As another Father’s Day lies in waiting just a few days away, I can’t help but reflect on all things Fatherhood. I’ve read and heard sooo much about fatherhood over the years, the good stories and the bad, what fatherhood is and what it is not, stories from all sides of the family; the children, the wives, mothers, sisters, brothers, everyone who witnesses one, a father, in action. It’s all proof that while we may have all come to know Fatherhood as it’s defined; simply a biological male parent or any male acting in a parental capacity, our experiences with what Fatherhood looks like in action are all quite varied. There is always much talk and debate about being a father vs. being a Dad. A dad is defined generally as an informal term for father but most consider a Dad as a father who is present; one who consistently protects, provides and is participatory in their children’s lives. I most certainly had a Dad.
Abel Bohannon. Whew, where do I begin? I’ve never met another man like him. His very presence commanded respect everywhere he went. Most people called him Mr. Bohannon and did so with a smile, knowing their interaction and conversation would be colorful and joyful. He was as funny as or funnier than any popular comedian. He would have you in stitches just by showing up and being himself. But I didn’t encounter that version of this man until much later in life. Growing up I was very scared of this man; this man that had my younger brother and I answer “Yes Sir” and “No Sir” to him. He was an Army man you see. Just to hear my mother say “I am telling your Daddy when he gets home” would put the fear of God in us! Not “scared” as in I felt unsafe around him, but scared because he was this larger than life figure we exalted that we didn’t see that often, only for a couple hours each night before he turned in early for bed, that held such high standards for us. We didn’t see him a lot as kids because he was working. For 22 years he worked two full-time jobs so that my Mom could stay home and care for us, and so that we could enjoy a nice, comfortable, middle-class lifestyle. Then there were the chores; cleaning the bathrooms in the house, washing, drying and putting away the dishes only after he’d inspected them. If he found even one dirty fork, you had to do everything all over again. There was yard work every other Saturday. And I don’t mean just pushing a lawn mower or raking some leaves. I was wielding a power lawn edger and a hedge cutter expertly by the time I was ten! This on top of schoolwork and extracurricular activities like dance class, piano and baton twirling lessons. (Yes, baton twirling) I learned more from my Dad about hard work, balance, discipline, details and diligence than any book, seminar or motivational speaker could ever teach me. When the pursuit of my dreams were denied because it didn’t fit what my Dad knew at the time to be best for me, yes, I held a grudge for a long time, not understanding then that it was part of his brand of protection for me.
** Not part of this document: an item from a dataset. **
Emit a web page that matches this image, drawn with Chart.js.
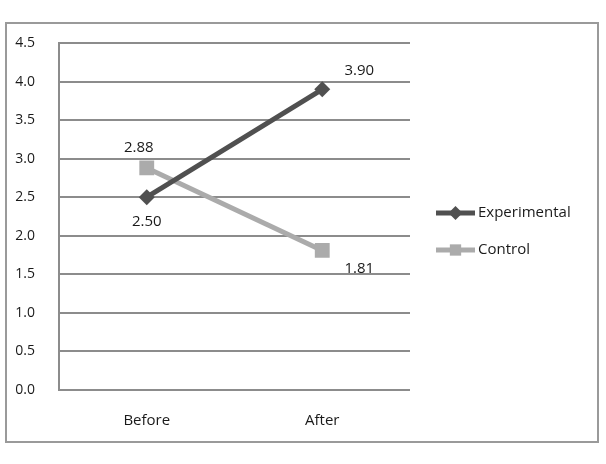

And Mr. Bohannon was not very touchy-feely. You didn’t get a pat on the back with an “atta-girl”, or a hug with a “that’s my baby”. No, he left that for my mother. He was not an emotional or an affectionate man at all. I was 30 years old before I even hugged my Dad. Unbeknownst to me, all along in his heart I was in fact a Daddy’s girl.
I used to complain about how tough my Dad was on me, and how unsympathetic and uncompassionate he was until I became an adult and began to hear all these stories from other women who experienced verbal and physical abuse at the hands of their fathers; stories of Dads who left their kids with no provision, just a host of all sorts of things. I hadn’t even considered the fact that I had a good father until I learned what a bad one looked like through the eyes and words of someone else’s truth. I didn’t know to be grateful for the kind of man he had been until then. My Dad wasn’t perfect. He was full of flaws, but I thank God, because his flaws only made me stronger, more resilient and resourceful; more determined and focused to go for the things I want in life with unceasing drive and determination; emotionally grounded and balanced and open. I am fortunate that not only did I have a good father, I had a great Dad.